Nitrogen-Doped Porous Carbon Cages for Electrocatalytic Reduction of Oxygen: Enhanced Performance with Iron and Cobalt Dual Metal Centers

Heteroatom-doped carbon materials are promising electrocatalysts towards the oxygen reduction reaction (ORR). In this study, dual metals (Fe an Co) and nitrogen-codoped porous carbon cages (CHS−FeCo) were synthesized by controlled pyrolysis of silica nanoparticle-supported melamine-formaldehyde resin embedded with iron and cobalt precursors, followed by acid etching. Transmission electron microscopy measurements confirmed the formation of hollow carbon cages, and the absence of metal (oxide) nanoparticles suggested atomic dispersion of the metal species within the mesoporous carbon skeletons. X-ray photoelectron spectroscopic analysis revealed a composition of mostly carbon, oxygen, and nitrogen, with ca. 1 % metals. Electrochemically, the dual-metal ones showed a significant enhancement of the catalytic performance towards ORR in alkaline media, as compared to samples with single or no metal dopants. This was accounted for by the synergistic interaction between the Fe and Co centers in the carbon samples, as evidenced in X-ray absorption spectroscopic studies.

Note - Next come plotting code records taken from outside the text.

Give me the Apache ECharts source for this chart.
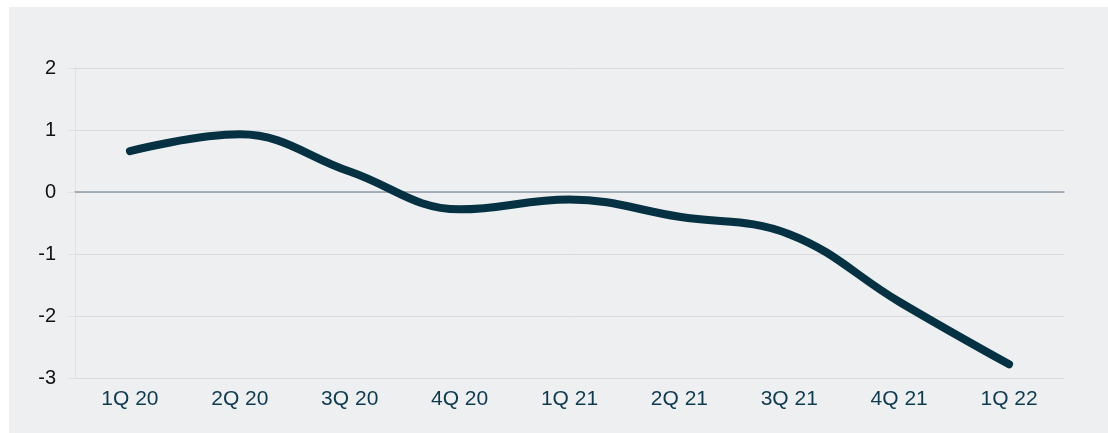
<!DOCTYPE html>
<html>
<head>
<meta charset="utf-8">
<script src="https://cdn.jsdelivr.net/npm/echarts@6/dist/echarts.min.js"></script>
<style>
  html, body { margin: 0; padding: 0; background: #ffffff; }
  #panel { position: absolute; left: 9px; top: 7px; width: 1099px; height: 426px; background: #edeff1; }
</style>
</head>
<body>
<div id="panel"></div>
<script>
// quarters and values
var quarters = ['1Q 20', '2Q 20', '3Q 20', '4Q 20', '1Q 21', '2Q 21', '3Q 21', '4Q 21', '1Q 22'];
var values = [0.66, 0.93, 0.33, -0.28, -0.12, -0.40, -0.68, -1.77, -2.78];
var yTicks = { min: -3, max: 2, step: 1 };

var chart = echarts.init(document.getElementById('panel'));
chart.setOption({
  animation: false,
  grid: { left: 66, right: 44, top: 61, bottom: 55 },
  xAxis: {
    type: 'category',
    data: quarters,
    boundaryGap: true,
    axisLine: { onZero: true, lineStyle: { color: '#8e9ca6', width: 1.5 } },
    axisTick: { show: false },
    axisLabel: { color: '#0f3a4e', fontSize: 21, fontFamily: 'Liberation Sans, Arial', margin: 11 }
  },
  yAxis: {
    type: 'value',
    min: yTicks.min,
    max: yTicks.max,
    interval: yTicks.step,
    axisLine: { show: true, lineStyle: { color: '#dfe1e4' } },
    axisTick: { show: true, length: 7, lineStyle: { color: '#dfe1e4' } },
    axisLabel: { color: '#111111', fontSize: 20, fontFamily: 'Liberation Sans, Arial', margin: 19 },
    splitLine: { lineStyle: { color: '#d8dadd', width: 1 } }
  },
  series: [{
    type: 'line',
    data: values,
    smooth: 0.4,
    symbol: 'none',
    lineStyle: { color: '#053142', width: 8, cap: 'round', join: 'round' }
  }]
});
</script>
</body>
</html>
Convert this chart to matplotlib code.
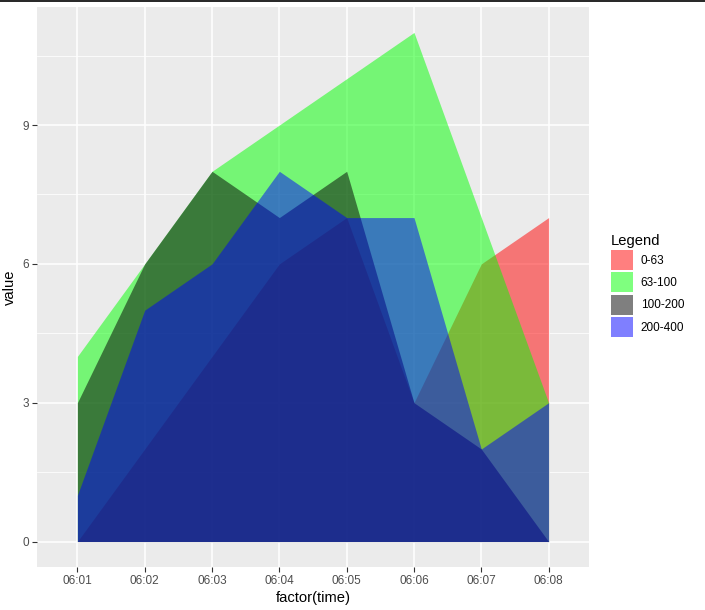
import matplotlib
matplotlib.use('Agg')
import matplotlib.pyplot as plt
from matplotlib.patches import Patch
from matplotlib.lines import Line2D
import numpy as np

# dados
times = ['06:01', '06:02', '06:03', '06:04', '06:05', '06:06', '06:07', '06:08']
grupos = ['0-63', '63-100', '100-200', '200-400']
cores = ['#FF0000', '#00FF00', '#000000', '#0000FF']
v_0_63 = [0, 2, 4, 6, 7, 3, 6, 7]
v_63_100 = [4, 6, 8, 9, 10, 11, 7, 3]
v_100_200 = [3, 6, 8, 7, 8, 3, 2, 0]
v_200_400 = [1, 5, 6, 8, 7, 7, 2, 3]
valores = [v_0_63, v_63_100, v_100_200, v_200_400]

plt.rcParams['font.family'] = ['Liberation Sans', 'DejaVu Sans']

W, H = 705, 610
fig = plt.figure(figsize=(W / 100, H / 100), dpi=100)
ax = fig.add_axes([37 / W, (H - 567) / H, 552 / W, 560 / H])
ax.set_facecolor('#EBEBEB')

x = np.arange(1, len(times) + 1)
for vals, cor in zip(valores, cores):
    ax.fill_between(x, 0, vals, color=cor, alpha=0.5, linewidth=0, zorder=3)

# grade estilo ggplot
ax.set_xlim(0.4, len(times) + 0.6)
ax.set_ylim(-0.55, 11.55)
ax.set_xticks(x)
ax.set_xticklabels(times)
ax.set_yticks([0, 3, 6, 9])
ax.set_yticks([1.5, 4.5, 7.5, 10.5], minor=True)
ax.grid(which='major', color='white', linewidth=1.1, zorder=1)
ax.grid(which='minor', axis='y', color='white', linewidth=0.55, zorder=1)
ax.set_axisbelow(True)
for s in ax.spines.values():
    s.set_visible(False)
ax.tick_params(axis='both', which='major', colors='#333333', length=3.7, width=0.8,
               labelsize=8.45, labelcolor='#4D4D4D', pad=2)
ax.tick_params(axis='y', which='minor', length=0)

ax.set_xlabel('factor(time)', fontsize=10.6, labelpad=3)
ax.set_ylabel('value', fontsize=10.6, labelpad=4)

handles = [Patch(facecolor=c, alpha=0.5, edgecolor='none') for c in cores]
leg = ax.legend(handles, grupos, title='Legend', loc='upper left',
                bbox_to_anchor=(611 / W, 1 - 233.5 / H), bbox_transform=fig.transFigure,
                frameon=False, fontsize=8.45, title_fontsize=10.6,
                handlelength=1.84, handleheight=2.25, labelspacing=0.2,
                handletextpad=0.7, borderpad=0, borderaxespad=0, alignment='left')

# linha preta no topo da imagem
fig.add_artist(Line2D([0, 1], [1 - 0.8 / H, 1 - 0.8 / H], color='black', linewidth=1.2))

plt.savefig('out.png', dpi=100)
plt.close()
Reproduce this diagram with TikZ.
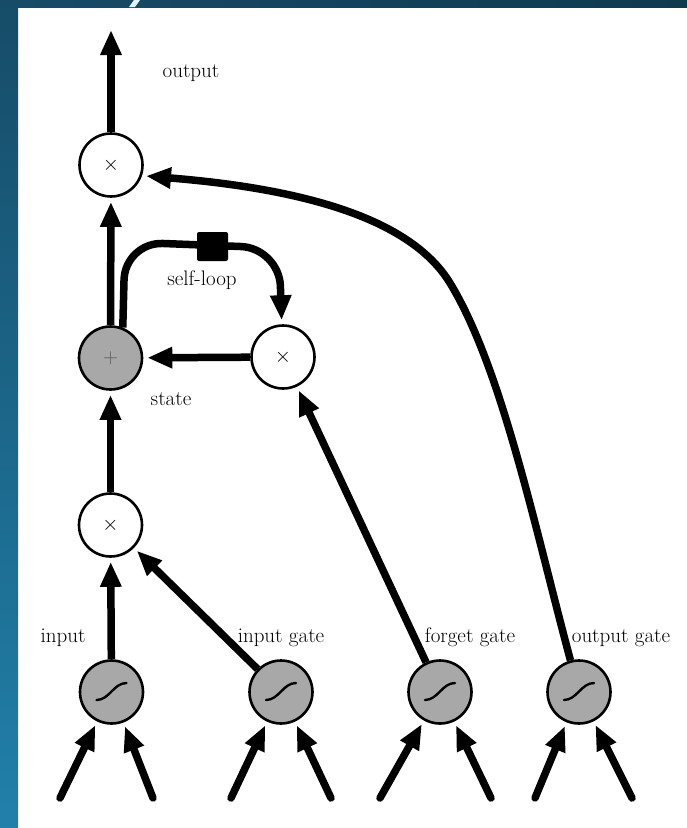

Remarkably, the CHS−FeCo sample exhibited apparent resistance against KSCN poisoning, where XPS analysis revealed oxidation of KSCN and no metal-sulfur interaction, in sharp contrast to the Fe counterpart which was easily poisoned. Results from this study suggest that the synergistic interactions between dual metal centers may be exploited for enhanced ORR performance of carbon-based nanocomposite catalysts.